4. Speaking of a bit much, The Dread Lord Zober friended me on my Jane Pitt facebook (I heard demons shrieking, I did) and I accepted that request (I heard succubi weeping, I did) to find this:
BFFs?! Best friends forever? Me and The Dread Lord? Should he and I go find a tree and carve “VM & YZ BFF” into the trunk? Take a blood oath?
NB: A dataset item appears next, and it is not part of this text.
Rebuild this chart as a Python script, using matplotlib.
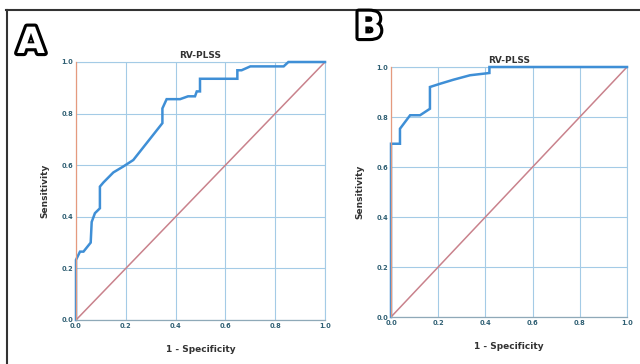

Wear each others clothes? (I’ve got a pair of do-me boots I think The Dread Lord could totally pull off) Get one of those necklaces where he gets one part and I get the other and never the twain shall meet until one of us dies, but even then, bury me with mine clutched in my hand so I’ll never ever forget him?
Clearly he’s trying to lure me to the Dark Side with his cute little sense of humor and ridiculously interesting facebook updates, but let me say this, Lord Zober: I have ears all over the city and I have heard some of the things you have said about me, so don’t buy me that necklace just yet.
[swishes light saber with gusto while shouting to the sky: “I’LL NEVER GO TO THE DARK SIDE! NEVER!”]
I will bet you the sum of ONE … MILLION … DOLLARS that the Dread Lord de-friends me today.
5. This is a picture taken from the P-G showing a math teacher in action teaching fractions to students at Manchester Academic Charter School.
The article is awesome and I failed the fraction quiz miserably because pie wasn’t involved, but that’s not why I’m pointing this out to you.
I’m pointing this out to you because MY MATH TEACHERS NEVER LOOKED LIKE THAT!
Teacher + brains + blue jeans + arm muscles = 100/100% hot.
Gosh, I hope I used that fraction correctly.